|
|
|
|
|
by mark_l_watson
2679 days ago
|
|
Nice, another large contribution to the field from Google just a day after Open AI’s paper on better language models and their implications. This is in addition to other nice recent public contributions from Uber, Facebook, Microsoft, etc. I think I understand these huge tech company’s “generosity”: these public contributions to the field probably help in recruiting efforts like salary and fringe benefits do. The field is moving so fast and growing so fast it is difficult to hire talent right now (I manage a machine learning team at a very large company, and at least this is my experience). This paper is claiming a 5000 times increase in performance over previous state of the art techniques. Huge. |
|
These lines of ideas is not new.

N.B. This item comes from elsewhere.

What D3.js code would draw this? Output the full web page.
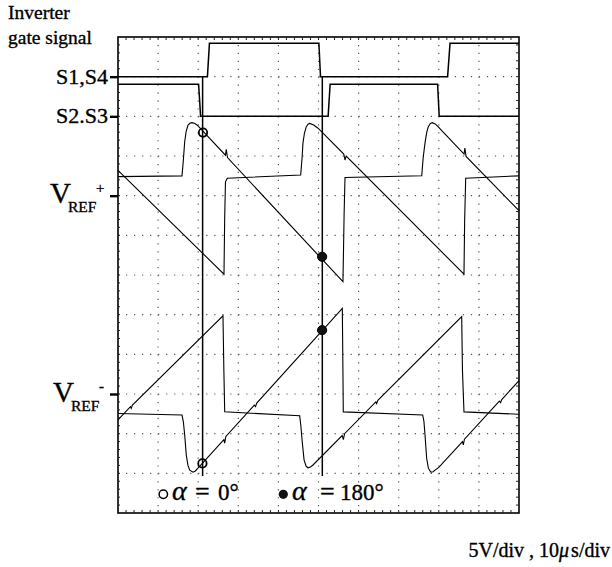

The main problems associated with it are that it is almost always more computationally expensive (you learn from real and dreamed trajectories) and it is harder to learn as it is susceptible to a kind of exposure bias : Once you have built a model like "the earth is flat", then you will simulate/dream trajectory according to it, diluting the weak evidence you can get from real data telling you that the "earth is round", and so it gets stuck with a wrong model.
The performance gain you refer to is a gain relative to a naive way of doing things i.e. working in pixel space.
Don't get me wrong, I'm a big fan of the model based approach, and every small step in this direction is good as it helps with explain-ability. This paper is one of these nice small steps, but doesn't compare to the gain of previous techniques like experience-replay, or hindsight-experience-replay.